Listen. Parents often listen with the goal of rescuing or providing an answer. Try to step back and listen from your daughter’s point of view. Step into her shoes and ask yourself, “What’s it like for her?” Without overdoing it, ask open-ended, non-judgmental questions. Even if you get no response, questions that start with, What do you think… and What if… will provoke contemplation. When you ask genuine, neutral questions and listen with an open mind, you provide space for her to process her experiences and develop her own perspective. You also gain insight into dating terms, timelines and stages, and your daughter’s developing expectations. With this insight, you can further guide her toward connecting with her values.
Stay neutral. Although your skin may crawl when your daughter responds honestly to one of your open-ended questions, don’t react. Stay calm and poised. Teenagers are much more likely to stay in uncomfortable conversations when they feel supported and heard.

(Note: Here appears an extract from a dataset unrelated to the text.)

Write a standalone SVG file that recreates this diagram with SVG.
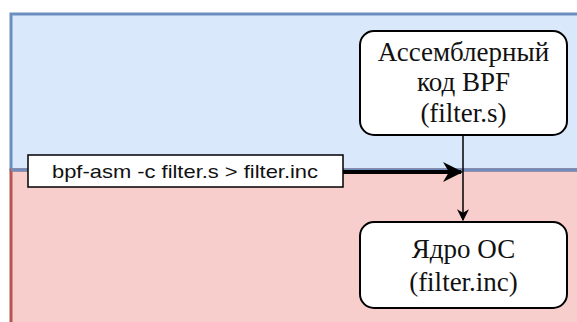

Use the media to your advantage. Television shows, movies, songs, and social media are easy springboards into meaningful conversations. As you watch TV or listen to music together, ask your daughter what she thinks of the messages that are being sent. Inquire about your daughter’s opinion of how the women on TV are dressed or how they behave. Ask her to consider their motivation, the message they convey, and what would happen if they were acting or dressing in another way. Point out conflicting messages about sexuality and beauty. Help her see the truth in the confusing messages and identify the artificiality in the images.
Talk about digital pressure. When it comes to sharing inappropriate pictures, your daughter may think, if everyone else is doing it, it must be OK, even if she has an underlying sense that such behavior is not in alignment with her values. When you make her aware that you know about the digital pressures she’s facing, and help her recognize that this behavior is not in line with her values, you are validating her own inner-guide that she had been questioning. Yes, she might roll her eyes or walk away in embarrassment but by talking about it, you will have sent a powerful message that although she may be in a minority, when she does not give in to digital pressure, she is not acting crazy; she is acting wisely.
Bottom line: When it comes to dating in the digital age, girls need safe, supportive adults to help them navigate the maze of mixed messages and confusing expectations. When parents approach this delicate topic with ease and empathy, they create an environment where their daughters can discover what is important to them in a romantic relationship and how to stand strong in this sexualized, digital dating landscape.